Presiden SBY belum memperpanjang atau membubarkan Satgas WNI/TKI. Tapi berdasarkan Keppres masa kerjanya telah berakhir 7 Juli lalu.

Padahal, keberadaannya sa­ngat dibutuhkan. Semasa Satgas bekerja telah 72 TKI terbebas dari hu­kuman mati di lima negara, yakni Arab Saudi, Malaysia, Chi­na, Iran, dan Singapura.

Seandainya Satgas masih aktif, tentu akan menangani secara se­rius pemerkosaan TKI yang dila­ku­kan tiga polisi Malaysia.

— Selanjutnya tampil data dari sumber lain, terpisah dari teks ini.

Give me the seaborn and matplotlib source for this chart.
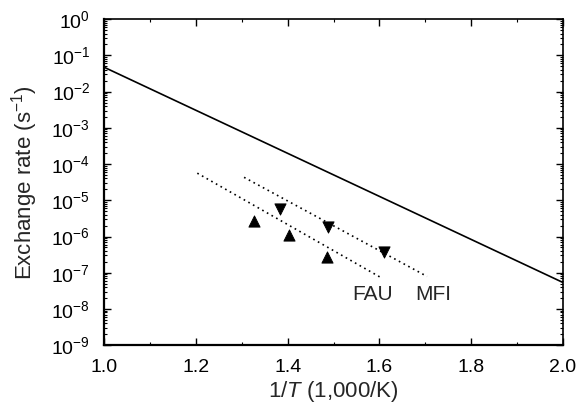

Satgas selalu berbuat nyata, bu­kan obral kata-kata seperti se­ring dilakukan pejabat Indonesia bila TKI bermasalah di luar ne­geri.

Menanggapi hal itu, bekas Juru Bicara Satuan Tugas Warga Ne­gara Indonesia/Tenaga Kerja In­do­nesia (Satgas WNI/TKI) Hum­phrey Djemat mengatakan,  sam­pai saat ini Presiden SBY belum secara resmi membubarkan Satgas TKI.

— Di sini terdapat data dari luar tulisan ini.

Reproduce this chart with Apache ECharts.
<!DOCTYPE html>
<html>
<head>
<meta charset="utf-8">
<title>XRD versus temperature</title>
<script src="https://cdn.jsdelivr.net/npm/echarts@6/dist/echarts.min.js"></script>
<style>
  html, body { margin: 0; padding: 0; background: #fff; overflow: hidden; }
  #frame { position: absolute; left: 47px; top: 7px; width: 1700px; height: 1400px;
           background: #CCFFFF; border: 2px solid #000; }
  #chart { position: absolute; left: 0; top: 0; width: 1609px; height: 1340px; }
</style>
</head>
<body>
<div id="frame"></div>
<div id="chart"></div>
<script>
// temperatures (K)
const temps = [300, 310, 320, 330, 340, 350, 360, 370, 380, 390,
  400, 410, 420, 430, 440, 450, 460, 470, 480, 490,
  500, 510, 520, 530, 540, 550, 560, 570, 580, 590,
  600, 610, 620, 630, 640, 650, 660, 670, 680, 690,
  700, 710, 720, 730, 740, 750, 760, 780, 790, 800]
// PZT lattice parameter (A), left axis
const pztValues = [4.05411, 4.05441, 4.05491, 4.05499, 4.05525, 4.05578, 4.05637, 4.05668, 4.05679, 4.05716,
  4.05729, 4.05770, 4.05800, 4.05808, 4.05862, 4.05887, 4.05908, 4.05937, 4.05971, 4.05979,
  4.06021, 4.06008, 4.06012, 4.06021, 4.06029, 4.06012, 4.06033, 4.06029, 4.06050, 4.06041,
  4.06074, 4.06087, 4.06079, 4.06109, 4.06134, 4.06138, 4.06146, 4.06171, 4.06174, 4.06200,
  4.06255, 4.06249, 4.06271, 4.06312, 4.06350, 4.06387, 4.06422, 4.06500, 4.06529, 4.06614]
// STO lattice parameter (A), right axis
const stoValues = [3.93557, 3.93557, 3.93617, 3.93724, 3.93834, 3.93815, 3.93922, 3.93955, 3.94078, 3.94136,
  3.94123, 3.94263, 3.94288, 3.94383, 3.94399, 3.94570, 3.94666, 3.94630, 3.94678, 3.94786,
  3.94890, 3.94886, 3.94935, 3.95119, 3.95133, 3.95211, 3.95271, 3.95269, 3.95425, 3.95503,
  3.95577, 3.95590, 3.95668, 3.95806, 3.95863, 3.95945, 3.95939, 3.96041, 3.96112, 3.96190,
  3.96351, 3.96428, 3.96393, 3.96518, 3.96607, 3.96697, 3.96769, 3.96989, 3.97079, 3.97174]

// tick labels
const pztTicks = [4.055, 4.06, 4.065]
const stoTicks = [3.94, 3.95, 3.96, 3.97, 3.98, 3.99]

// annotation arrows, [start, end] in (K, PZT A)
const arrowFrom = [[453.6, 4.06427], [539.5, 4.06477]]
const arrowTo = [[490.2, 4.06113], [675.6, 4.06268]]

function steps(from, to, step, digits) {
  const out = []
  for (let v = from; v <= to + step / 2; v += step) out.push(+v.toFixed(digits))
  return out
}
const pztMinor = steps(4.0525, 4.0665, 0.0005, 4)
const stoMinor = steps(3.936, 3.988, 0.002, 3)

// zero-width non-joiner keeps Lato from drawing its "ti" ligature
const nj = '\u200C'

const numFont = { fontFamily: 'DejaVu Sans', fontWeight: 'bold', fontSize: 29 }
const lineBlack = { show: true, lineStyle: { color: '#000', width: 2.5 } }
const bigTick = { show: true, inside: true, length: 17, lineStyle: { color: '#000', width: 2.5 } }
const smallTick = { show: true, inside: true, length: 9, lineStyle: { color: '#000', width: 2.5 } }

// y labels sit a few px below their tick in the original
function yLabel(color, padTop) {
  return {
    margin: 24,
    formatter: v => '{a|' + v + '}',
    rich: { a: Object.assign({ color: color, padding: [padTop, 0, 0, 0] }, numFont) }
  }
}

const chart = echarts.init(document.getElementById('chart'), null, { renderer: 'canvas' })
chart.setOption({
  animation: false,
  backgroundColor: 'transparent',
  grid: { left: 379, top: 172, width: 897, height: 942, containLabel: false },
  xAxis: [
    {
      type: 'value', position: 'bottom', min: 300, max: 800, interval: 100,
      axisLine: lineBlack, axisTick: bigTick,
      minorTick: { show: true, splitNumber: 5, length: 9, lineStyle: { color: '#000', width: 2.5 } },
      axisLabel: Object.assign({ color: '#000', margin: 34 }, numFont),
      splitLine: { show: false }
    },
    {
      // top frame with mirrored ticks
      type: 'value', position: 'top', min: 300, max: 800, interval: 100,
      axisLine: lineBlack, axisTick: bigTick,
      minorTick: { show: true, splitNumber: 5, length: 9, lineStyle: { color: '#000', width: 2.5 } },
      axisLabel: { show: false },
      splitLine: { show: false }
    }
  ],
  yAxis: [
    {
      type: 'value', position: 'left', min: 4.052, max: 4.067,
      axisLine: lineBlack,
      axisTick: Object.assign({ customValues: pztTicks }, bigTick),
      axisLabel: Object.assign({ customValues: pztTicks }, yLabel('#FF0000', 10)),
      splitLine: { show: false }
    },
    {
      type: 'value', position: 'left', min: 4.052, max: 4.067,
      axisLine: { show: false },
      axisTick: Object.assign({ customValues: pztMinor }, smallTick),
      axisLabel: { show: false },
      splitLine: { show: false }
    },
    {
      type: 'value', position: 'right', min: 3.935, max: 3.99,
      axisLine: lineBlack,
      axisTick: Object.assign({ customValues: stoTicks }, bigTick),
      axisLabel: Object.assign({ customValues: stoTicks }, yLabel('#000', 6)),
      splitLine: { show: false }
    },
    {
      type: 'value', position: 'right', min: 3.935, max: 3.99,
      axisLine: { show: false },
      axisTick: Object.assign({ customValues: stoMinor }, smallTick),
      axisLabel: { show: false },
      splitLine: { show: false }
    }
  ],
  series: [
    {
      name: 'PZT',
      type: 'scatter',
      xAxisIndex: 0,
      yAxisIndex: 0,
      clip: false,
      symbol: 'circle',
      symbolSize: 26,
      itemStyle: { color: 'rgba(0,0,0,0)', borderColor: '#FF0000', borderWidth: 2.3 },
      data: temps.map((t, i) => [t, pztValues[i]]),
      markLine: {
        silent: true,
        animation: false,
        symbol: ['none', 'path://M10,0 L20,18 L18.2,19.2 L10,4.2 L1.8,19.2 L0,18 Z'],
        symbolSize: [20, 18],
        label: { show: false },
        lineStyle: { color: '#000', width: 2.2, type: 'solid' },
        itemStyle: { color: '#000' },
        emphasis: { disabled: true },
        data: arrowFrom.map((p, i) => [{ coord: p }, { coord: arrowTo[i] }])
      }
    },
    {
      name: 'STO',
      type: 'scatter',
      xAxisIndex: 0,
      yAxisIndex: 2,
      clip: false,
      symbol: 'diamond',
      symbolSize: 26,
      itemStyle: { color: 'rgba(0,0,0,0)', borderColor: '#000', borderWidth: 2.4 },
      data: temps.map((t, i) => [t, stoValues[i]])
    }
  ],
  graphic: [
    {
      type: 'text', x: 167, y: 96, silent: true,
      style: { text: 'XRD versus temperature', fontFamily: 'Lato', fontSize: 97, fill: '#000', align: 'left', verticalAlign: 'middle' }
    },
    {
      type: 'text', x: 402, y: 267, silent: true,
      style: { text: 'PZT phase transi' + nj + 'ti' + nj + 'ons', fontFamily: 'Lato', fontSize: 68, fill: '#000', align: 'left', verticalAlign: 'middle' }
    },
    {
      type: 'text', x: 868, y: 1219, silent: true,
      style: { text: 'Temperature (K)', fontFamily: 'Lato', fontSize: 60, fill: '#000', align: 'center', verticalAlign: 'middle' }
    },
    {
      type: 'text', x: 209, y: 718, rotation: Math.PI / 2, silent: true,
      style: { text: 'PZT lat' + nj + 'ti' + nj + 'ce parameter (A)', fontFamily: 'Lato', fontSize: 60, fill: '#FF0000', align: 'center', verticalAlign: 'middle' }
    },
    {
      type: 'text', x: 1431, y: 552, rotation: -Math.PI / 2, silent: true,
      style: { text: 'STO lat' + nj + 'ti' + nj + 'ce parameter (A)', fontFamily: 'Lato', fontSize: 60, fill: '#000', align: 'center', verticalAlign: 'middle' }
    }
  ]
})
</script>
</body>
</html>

‘’Berdasarkan Keppres masa ker­ja Satgas  berakhir  7 Juli 2012. Makanya kami tidak bisa ber­buat terhadap TKI diperkosa tiga polisi Malaysia,’’ papar Hum­phrey Djemat kepada Rak­yat Merdeka, kemarin.

Menurut Ketua Umum  Aso­siasi Advokat Indonesia (AAI) itu, saat ini kurang adanya koor­dinasi dalam penanganan perlin­dungan hukum terhadap TKI.

Berikut kutipan selengkapnya;

Kalau Satgas masih aktif, apa bisa melakukan tindakan ny­a­ta untuk membela TKI yang diperkosa itu?

Tentu. Sudah pasti kami mela­kukan tindakan nyata. Sebab, saat Satgas TKI masih ada pendekatan se­cara efektif dengan berbagai pi­h­ak di Malaysia. Ini sudah ber­jalan dengan baik, sehingga ba­nyak TKI yang telah dilepaskan dari ancaman hukuman mati.

Apa kelebihan Satgas?

Koordinasinya yang baik de­ngan berbagai kementerian. Tin­dakannya  cepat dan efektif. Ini sudak dibuktikan semasa Satgas ma­sih eksis.  Namun sayangnya ke­menterian yang ada kurang bisa mengoptimalkan pencapaian yang dilakukan Satgas.  

Anda kecewa?

Tentu. Saya merasa risih dan pri­hatin terhadap kejadian yang ber­ulang-kali dialami TKI di Ma­lay­sia.  Pemerkosaan itu tindakan sangat biadab dan brutal. Apalagi dilakukan polisi yang seharusnya melindungi setiap orang, apapun latar belakang kebangsaannya maupun profesi pekerjaannya.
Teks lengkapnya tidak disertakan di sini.